Meine Damen, meine Herren, Sie mögen hier protestieren, ich freue mich, dass Sie das hier so deutlich rüberbringen, ich freue mich, aber reden Sie doch mit Jugendlichen. Gehen Sie doch mal in die Klassen, wie dort mittlerweile von uns Demokraten solche Allgemeinplätze eigentlich preisgegeben wurden. Ob das so simple Sachen sind wie die Autobahnlüge, dass im Dritten Reich oder noch vereinfachter, dass Adolf die gebaut hätte, was nicht der Wahrheit entspricht, oder ob das andere einfache Dinge sind. Ja selbst, meine Damen und Herren, die Polizei unterscheidet kaum noch, ob es sich um die Reichskriegsflagge, die ja verboten ist, handelt oder ob einfach nur jemand das Banner des Kaiserreichs getragen hat. Das sind Unterschiede. Bebel würde sich im Grabe rumdrehen, wenn man dieses Banner verbieten würde.
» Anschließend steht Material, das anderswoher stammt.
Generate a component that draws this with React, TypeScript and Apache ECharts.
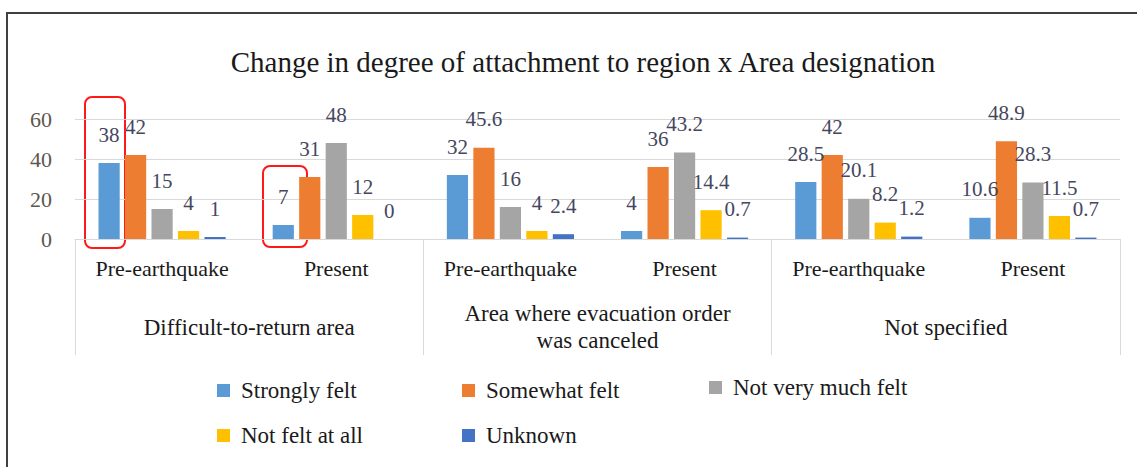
import React, { useEffect, useRef } from "react";
import * as echarts from "echarts";

const titleText = "Change in degree of attachment to region x Area designation";
const periods = ["Pre-earthquake", "Present", "Pre-earthquake", "Present", "Pre-earthquake", "Present"];
const areas = ["Difficult-to-return area", "Area where evacuation order\nwas canceled", "Not specified"];
const seriesNames = ["Strongly felt", "Somewhat felt", "Not very much felt", "Not felt at all", "Unknown"];
const stronglyFelt = [38, 7, 32, 4, 28.5, 10.6];
const somewhatFelt = [42, 31, 45.6, 36, 42, 48.9];
const notVeryMuchFelt = [15, 48, 16, 43.2, 20.1, 28.3];
const notFeltAtAll = [4, 12, 4, 14.4, 8.2, 11.5];
const unknown = [1, 0, 2.4, 0.7, 1.2, 0.7];
const yTicks = { min: 0, max: 60, interval: 20 };

const colors = ["#5B9BD5", "#ED7D31", "#A5A5A5", "#FFC000", "#4472C4"];
const serif = "'Liberation Serif', 'Times New Roman', serif";

export default function App() {
  const ref = useRef<HTMLDivElement>(null);
  useEffect(() => {
    if (!ref.current) return;
    const chart = echarts.init(ref.current, null, { renderer: "svg" });
    const values = [stronglyFelt, somewhatFelt, notVeryMuchFelt, notFeltAtAll, unknown];
    const legendPos = [
      { left: 217, top: 379 },
      { left: 462, top: 379 },
      { left: 709, top: 376 },
      { left: 217, top: 424 },
      { left: 462, top: 424 },
    ];
    chart.setOption({
      animation: false,
      backgroundColor: "#ffffff",
      title: {
        text: titleText,
        left: 578,
        textAlign: "center",
        top: 42,
        textStyle: { fontFamily: serif, fontSize: 29, fontWeight: "normal", color: "#1a1a1a" },
      },
      grid: { left: 75, right: 17, top: 119, height: 120 },
      legend: seriesNames.map((n, i) => ({
        data: [n],
        left: legendPos[i].left,
        top: legendPos[i].top,
        padding: 0,
        itemWidth: 13,
        itemHeight: 13,
        icon: "rect",
        textStyle: { fontFamily: serif, fontSize: 23, color: "#1a1a1a", padding: [0, 0, 0, 6] },
      })),
      xAxis: [
        {
          type: "category",
          data: periods,
          position: "bottom",
          axisLine: { show: true, lineStyle: { color: "#d9d9d9", width: 1 } },
          axisTick: { show: false },
          axisLabel: {
            interval: 0,
            margin: 29,
            verticalAlign: "middle",
            fontFamily: serif,
            fontSize: 22,
            color: "#1a1a1a",
          },
        },
        {
          type: "category",
          data: areas,
          position: "bottom",
          axisLine: { show: false },
          axisTick: { show: true, length: 116, interval: 0, lineStyle: { color: "#d9d9d9", width: 1 } },
          axisLabel: {
            interval: 0,
            margin: 88,
            verticalAlign: "middle",
            lineHeight: 27,
            fontFamily: serif,
            fontSize: 23,
            color: "#1a1a1a",
          },
        },
      ],
      yAxis: {
        type: "value",
        min: yTicks.min,
        max: yTicks.max,
        interval: yTicks.interval,
        axisLine: { show: false },
        axisTick: { show: false },
        splitLine: { lineStyle: { color: "#d9d9d9", width: 1 } },
        axisLabel: { margin: 23, fontFamily: serif, fontSize: 22, color: "#5e564e" },
      },
      series: seriesNames.map((n, i) => ({
        name: n,
        type: "bar",
        xAxisIndex: 0,
        data: values[i],
        barGap: "25%",
        barCategoryGap: "27%",
        itemStyle: { color: colors[i] },
        label: {
          show: true,
          position: "top",
          distance: 18,
          fontFamily: serif,
          fontSize: 21,
          color: "#45475e",
        },
      })),
      graphic: [
        {
          type: "polyline",
          shape: { points: [[7, 470], [7, 13], [1140, 13]] },
          style: { stroke: "#404040", lineWidth: 2, fill: "none" },
        },
        {
          type: "rect",
          shape: { x: 85, y: 97, width: 40, height: 151, r: 7 },
          style: { stroke: "#ff1a1a", lineWidth: 2, fill: "none" },
        },
        {
          type: "rect",
          shape: { x: 263, y: 166, width: 44, height: 81, r: 7 },
          style: { stroke: "#ff1a1a", lineWidth: 2, fill: "none" },
        },
      ],
    });
    return () => chart.dispose();
  }, []);
  return (
    <div
      ref={ref}
      style={{ position: "absolute", left: 0, top: 0, width: 1137, height: 467, background: "#fff" }}
    />
  );
}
Meine Damen, meine Herren, ich möchte nur auf eines noch hinweisen: Wir sollten bei allem, was heute angesprochen worden ist, bei aller Gemeinsamkeit im Hinblick auf den Kampf gegen Radikalismus, rechts wie links, immer daran denken, und ich bitte Sie, das nie zu unterlassen, dass wir es sind, wir Demokraten es sein müssen, die diese Felder besetzen, die diese Felder besetzt halten müssen, um eben zu verhindern, dass, und das können wir den Jugendlichen, die sich ja erst einfügen müssen in diese Gesellschaft, die sich ja erst einfügen wollen, gar nicht mal so sehr verübeln, wenn diese dann als Suchende Rattenfängern hinterherlaufen. Es liegt an uns, den Rattenfängern das Material, den Rattenfängern die Möglichkeiten zu nehmen. Und ich denke, meine Damen und meine Herren, in der Frage sollten wir uns einig sein, dass wir alles tun sollten, um Begriffe wie Volk, wie Vaterland, wie Rechtsstaat und wie Gerechtigkeit auf keinen Fall den Rattenfängern zu überlassen. Ich danke Ihnen.